### GIVEN PROBLEM
Go through the material and write it all out exactly, minus the pictures.

☆ ☆ ☆ ☆ ☆

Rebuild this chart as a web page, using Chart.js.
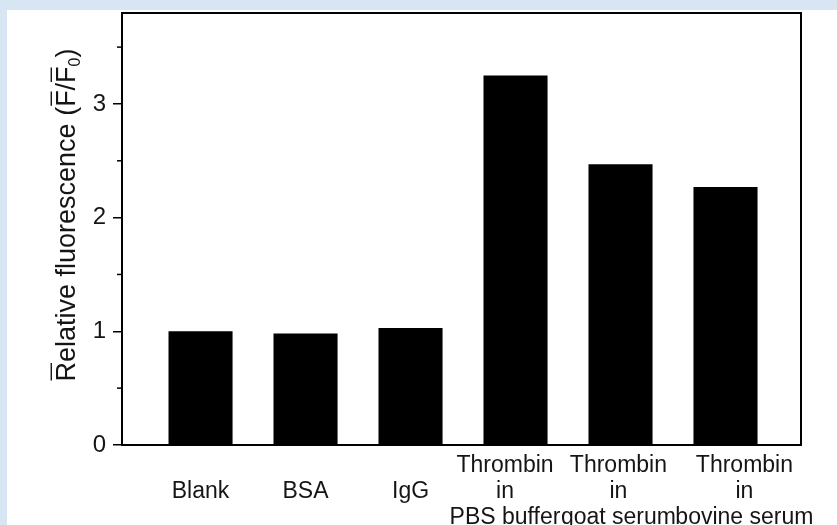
<!DOCTYPE html>
<html>
<head>
<meta charset="utf-8">
<script src="https://cdn.jsdelivr.net/npm/chart.js@4.4.1/dist/chart.umd.min.js"></script>
<style>
  html, body { margin: 0; padding: 0; background: #ffffff; }
  #frame {
    width: 830px; height: 515px;
    border-top: 10px solid #d8e5f3;
    border-left: 7px solid #d8e5f3;
    background: #ffffff;
  }
  canvas { display: block; }
</style>
</head>
<body>
<div id="frame"><canvas id="chart" width="830" height="515"></canvas></div>
<script>
// Sample groups, shown as multi-line axis labels under each bar
const categories = [
  ["", "Blank"],
  ["", "BSA"],
  ["", "IgG"],
  ["Thrombin", "in", "PBS buffer"],
  ["Thrombin", "in", "goat serum"],
  ["Thrombin", "in", "bovine serum"]
];
// Relative fluorescence F/F0 for each group
const fluorescence = [1.00, 0.98, 1.03, 3.25, 2.47, 2.27];
// Labelled y ticks and the unlabelled minor ticks between them
const yTicks = [0, 1, 2, 3];
const yMinorTicks = [0.5, 1.5, 2.5, 3.5];

// Sideways nudge (in category units) so the long serum labels don't collide
const labelNudge = [0, 0, 0, -0.1, -0.02, 0.18];

const FONT = '"Liberation Sans", Arial, Helvetica, sans-serif';
const INK = '#151515';

// Closed box around the plot area plus short minor ticks on the left axis
const framePlugin = {
  id: 'frame',
  afterDraw(chart) {
    const { ctx, chartArea: a, scales } = chart;
    ctx.save();
    ctx.strokeStyle = '#000';
    ctx.lineWidth = 2;
    ctx.strokeRect(a.left, a.top, a.right - a.left, a.bottom - a.top);
    ctx.lineWidth = 1.5;
    yMinorTicks.forEach(v => {
      const y = scales.y.getPixelForValue(v);
      ctx.beginPath();
      ctx.moveTo(a.left - 5, y);
      ctx.lineTo(a.left, y);
      ctx.stroke();
    });
    ctx.restore();
  }
};

// Rotated y-axis title with overbars (mean values) and a subscript zero
const yTitlePlugin = {
  id: 'yTitle',
  afterDraw(chart) {
    const { ctx, chartArea: a } = chart;
    const size = 27;
    const parts = [
      { t: 'R', bar: true },
      { t: 'elative fluorescence (' },
      { t: 'F', bar: true },
      { t: '/' },
      { t: 'F', bar: true },
      { t: '0', sub: true },
      { t: ')' }
    ];
    ctx.save();
    const fontMain = size + 'px ' + FONT;
    const fontSub = Math.round(size * 0.6) + 'px ' + FONT;
    let total = 0;
    parts.forEach(p => {
      ctx.font = p.sub ? fontSub : fontMain;
      p.w = ctx.measureText(p.t).width;
      total += p.w;
    });
    const cx = 58;
    const cy = (a.top + a.bottom) / 2 - 14;
    ctx.translate(cx, cy);
    ctx.rotate(-Math.PI / 2);
    ctx.fillStyle = INK;
    ctx.strokeStyle = INK;
    ctx.lineWidth = 1.4;
    ctx.textBaseline = 'alphabetic';
    const base = size * 0.36;
    let x = -total / 2;
    parts.forEach(p => {
      ctx.font = p.sub ? fontSub : fontMain;
      ctx.fillText(p.t, x, p.sub ? base + size * 0.2 : base);
      if (p.bar) {
        const yb = base - size * 0.72 - 4;
        ctx.beginPath();
        ctx.moveTo(x + 1, yb);
        ctx.lineTo(x + p.w - 1, yb);
        ctx.stroke();
      }
      x += p.w;
    });
    ctx.restore();
  }
};

new Chart(document.getElementById('chart'), {
  type: 'bar',
  data: {
    datasets: [{
      data: fluorescence.map((v, i) => ({ x: i, y: v })),
      backgroundColor: '#000000',
      borderWidth: 0,
      // the bar ruler sees the closest (nudged) label gap, 0.9 of a category
      barPercentage: 0.678,
      categoryPercentage: 1.0
    }]
  },
  options: {
    responsive: false,
    animation: false,
    layout: { padding: { top: 3, right: 36, bottom: 0, left: 0 } },
    plugins: {
      legend: { display: false },
      tooltip: { enabled: false }
    },
    scales: {
      x: {
        type: 'linear',
        min: -0.748,
        max: 5.719,
        offset: false,
        grid: { display: false, offset: false },
        border: { display: true, color: '#000', width: 2 },
        afterBuildTicks(scale) {
          scale.ticks = categories.map((_, i) => ({ value: i + labelNudge[i] }));
        },
        afterFit(scale) {
          scale.height = 80;
          scale.paddingLeft = 0;
          scale.paddingRight = 0;
        },
        ticks: {
          autoSkip: false,
          maxRotation: 0,
          minRotation: 0,
          padding: 0,
          color: INK,
          font: { family: FONT, size: 23, lineHeight: 1.12 },
          callback: (value, index) => categories[index]
        }
      },
      y: {
        min: 0,
        max: 3.8,
        afterBuildTicks(scale) {
          scale.ticks = yTicks.map(v => ({ value: v }));
        },
        afterFit(scale) {
          scale.width = 115;
          scale.paddingTop = 0;
          scale.paddingBottom = 0;
        },
        grid: {
          drawOnChartArea: false,
          drawTicks: true,
          tickLength: 9,
          color: '#000',
          lineWidth: 1.5
        },
        border: { display: true, color: '#000', width: 2 },
        ticks: {
          padding: 7,
          color: INK,
          font: { family: FONT, size: 24 },
          callback: (v) => String(v)
        }
      }
    }
  },
  plugins: [framePlugin, yTitlePlugin]
});
</script>
</body>
</html>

☆ ☆ ☆ ☆ ☆

### ANSWER TO THE PROBLEM
Rebuild this chart as a web page, using Chart.js.
<!DOCTYPE html>
<html>
<head>
<meta charset="utf-8">
<script src="https://cdn.jsdelivr.net/npm/chart.js@4.4.1/dist/chart.umd.min.js"></script>
<style>
  html, body { margin: 0; padding: 0; background: #ffffff; }
  #frame {
    width: 830px; height: 515px;
    border-top: 10px solid #d8e5f3;
    border-left: 7px solid #d8e5f3;
    background: #ffffff;
  }
  canvas { display: block; }
</style>
</head>
<body>
<div id="frame"><canvas id="chart" width="830" height="515"></canvas></div>
<script>
// Sample groups, shown as multi-line axis labels under each bar
const categories = [
  ["", "Blank"],
  ["", "BSA"],
  ["", "IgG"],
  ["Thrombin", "in", "PBS buffer"],
  ["Thrombin", "in", "goat serum"],
  ["Thrombin", "in", "bovine serum"]
];
// Relative fluorescence F/F0 for each group
const fluorescence = [1.00, 0.98, 1.03, 3.25, 2.47, 2.27];
// Labelled y ticks and the unlabelled minor ticks between them
const yTicks = [0, 1, 2, 3];
const yMinorTicks = [0.5, 1.5, 2.5, 3.5];

// Sideways nudge (in category units) so the long serum labels don't collide
const labelNudge = [0, 0, 0, -0.1, -0.02, 0.18];

const FONT = '"Liberation Sans", Arial, Helvetica, sans-serif';
const INK = '#151515';

// Closed box around the plot area plus short minor ticks on the left axis
const framePlugin = {
  id: 'frame',
  afterDraw(chart) {
    const { ctx, chartArea: a, scales } = chart;
    ctx.save();
    ctx.strokeStyle = '#000';
    ctx.lineWidth = 2;
    ctx.strokeRect(a.left, a.top, a.right - a.left, a.bottom - a.top);
    ctx.lineWidth = 1.5;
    yMinorTicks.forEach(v => {
      const y = scales.y.getPixelForValue(v);
      ctx.beginPath();
      ctx.moveTo(a.left - 5, y);
      ctx.lineTo(a.left, y);
      ctx.stroke();
    });
    ctx.restore();
  }
};

// Rotated y-axis title with overbars (mean values) and a subscript zero
const yTitlePlugin = {
  id: 'yTitle',
  afterDraw(chart) {
    const { ctx, chartArea: a } = chart;
    const size = 27;
    const parts = [
      { t: 'R', bar: true },
      { t: 'elative fluorescence (' },
      { t: 'F', bar: true },
      { t: '/' },
      { t: 'F', bar: true },
      { t: '0', sub: true },
      { t: ')' }
    ];
    ctx.save();
    const fontMain = size + 'px ' + FONT;
    const fontSub = Math.round(size * 0.6) + 'px ' + FONT;
    let total = 0;
    parts.forEach(p => {
      ctx.font = p.sub ? fontSub : fontMain;
      p.w = ctx.measureText(p.t).width;
      total += p.w;
    });
    const cx = 58;
    const cy = (a.top + a.bottom) / 2 - 14;
    ctx.translate(cx, cy);
    ctx.rotate(-Math.PI / 2);
    ctx.fillStyle = INK;
    ctx.strokeStyle = INK;
    ctx.lineWidth = 1.4;
    ctx.textBaseline = 'alphabetic';
    const base = size * 0.36;
    let x = -total / 2;
    parts.forEach(p => {
      ctx.font = p.sub ? fontSub : fontMain;
      ctx.fillText(p.t, x, p.sub ? base + size * 0.2 : base);
      if (p.bar) {
        const yb = base - size * 0.72 - 4;
        ctx.beginPath();
        ctx.moveTo(x + 1, yb);
        ctx.lineTo(x + p.w - 1, yb);
        ctx.stroke();
      }
      x += p.w;
    });
    ctx.restore();
  }
};

new Chart(document.getElementById('chart'), {
  type: 'bar',
  data: {
    datasets: [{
      data: fluorescence.map((v, i) => ({ x: i, y: v })),
      backgroundColor: '#000000',
      borderWidth: 0,
      // the bar ruler sees the closest (nudged) label gap, 0.9 of a category
      barPercentage: 0.678,
      categoryPercentage: 1.0
    }]
  },
  options: {
    responsive: false,
    animation: false,
    layout: { padding: { top: 3, right: 36, bottom: 0, left: 0 } },
    plugins: {
      legend: { display: false },
      tooltip: { enabled: false }
    },
    scales: {
      x: {
        type: 'linear',
        min: -0.748,
        max: 5.719,
        offset: false,
        grid: { display: false, offset: false },
        border: { display: true, color: '#000', width: 2 },
        afterBuildTicks(scale) {
          scale.ticks = categories.map((_, i) => ({ value: i + labelNudge[i] }));
        },
        afterFit(scale) {
          scale.height = 80;
          scale.paddingLeft = 0;
          scale.paddingRight = 0;
        },
        ticks: {
          autoSkip: false,
          maxRotation: 0,
          minRotation: 0,
          padding: 0,
          color: INK,
          font: { family: FONT, size: 23, lineHeight: 1.12 },
          callback: (value, index) => categories[index]
        }
      },
      y: {
        min: 0,
        max: 3.8,
        afterBuildTicks(scale) {
          scale.ticks = yTicks.map(v => ({ value: v }));
        },
        afterFit(scale) {
          scale.width = 115;
          scale.paddingTop = 0;
          scale.paddingBottom = 0;
        },
        grid: {
          drawOnChartArea: false,
          drawTicks: true,
          tickLength: 9,
          color: '#000',
          lineWidth: 1.5
        },
        border: { display: true, color: '#000', width: 2 },
        ticks: {
          padding: 7,
          color: INK,
          font: { family: FONT, size: 24 },
          callback: (v) => String(v)
        }
      }
    }
  },
  plugins: [framePlugin, yTitlePlugin]
});
</script>
</body>
</html>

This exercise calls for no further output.